## INSTRUCTION
Repeat every line of the data exactly, but not the pictures.

───── RECORDED DATA ─────

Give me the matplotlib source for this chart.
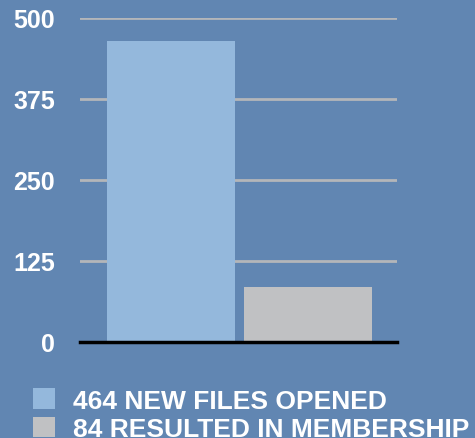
import matplotlib.pyplot as plt

plt.rcParams['font.family'] = ['Liberation Sans', 'DejaVu Sans']
plt.rcParams['font.weight'] = 'bold'

categories = ['NEW FILES OPENED', 'RESULTED IN MEMBERSHIP']
values = [464, 84]
colors = ['#94b8dc', '#c0c1c3']
yticks = [0, 125, 250, 375, 500]

bg = '#6186b2'
fig = plt.figure(figsize=(4.75, 4.39), dpi=100, facecolor=bg)
ax = fig.add_axes([0.168, 0.219, 0.667, 0.738], facecolor=bg)

bars = ax.bar(range(len(values)), values, width=0.934, color=colors, zorder=2)

ax.set_xlim(-0.664, 1.65)
ax.set_ylim(0, 500)
ax.set_yticks(yticks)
ax.set_yticklabels([str(t) for t in yticks], fontweight='bold', color='white', fontsize=18)
ax.set_xticks([])
ax.grid(axis='y', color='#b4b6b9', linewidth=2, zorder=1)
ax.axhline(0, color='black', linewidth=2.5, zorder=3, clip_on=False)
for s in ax.spines.values():
    s.set_visible(False)
ax.tick_params(axis='y', length=0, pad=18)

labels = [f'{v} {c}' for v, c in zip(values, categories)]
fig.legend(bars, labels, loc='upper left', bbox_to_anchor=(0.07, 0.113),
           frameon=False, handlelength=0.82, handleheight=0.82, handletextpad=0.7,
           labelspacing=0.15, borderaxespad=0, borderpad=0,
           prop={'size': 19, 'weight': 'bold'}, labelcolor='white')

fig.savefig('out.png', dpi=100, facecolor=bg)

─────

## CORRECT ANSWER
Give me the matplotlib source for this chart.
import matplotlib.pyplot as plt

plt.rcParams['font.family'] = ['Liberation Sans', 'DejaVu Sans']
plt.rcParams['font.weight'] = 'bold'

categories = ['NEW FILES OPENED', 'RESULTED IN MEMBERSHIP']
values = [464, 84]
colors = ['#94b8dc', '#c0c1c3']
yticks = [0, 125, 250, 375, 500]

bg = '#6186b2'
fig = plt.figure(figsize=(4.75, 4.39), dpi=100, facecolor=bg)
ax = fig.add_axes([0.168, 0.219, 0.667, 0.738], facecolor=bg)

bars = ax.bar(range(len(values)), values, width=0.934, color=colors, zorder=2)

ax.set_xlim(-0.664, 1.65)
ax.set_ylim(0, 500)
ax.set_yticks(yticks)
ax.set_yticklabels([str(t) for t in yticks], fontweight='bold', color='white', fontsize=18)
ax.set_xticks([])
ax.grid(axis='y', color='#b4b6b9', linewidth=2, zorder=1)
ax.axhline(0, color='black', linewidth=2.5, zorder=3, clip_on=False)
for s in ax.spines.values():
    s.set_visible(False)
ax.tick_params(axis='y', length=0, pad=18)

labels = [f'{v} {c}' for v, c in zip(values, categories)]
fig.legend(bars, labels, loc='upper left', bbox_to_anchor=(0.07, 0.113),
           frameon=False, handlelength=0.82, handleheight=0.82, handletextpad=0.7,
           labelspacing=0.15, borderaxespad=0, borderpad=0,
           prop={'size': 19, 'weight': 'bold'}, labelcolor='white')

fig.savefig('out.png', dpi=100, facecolor=bg)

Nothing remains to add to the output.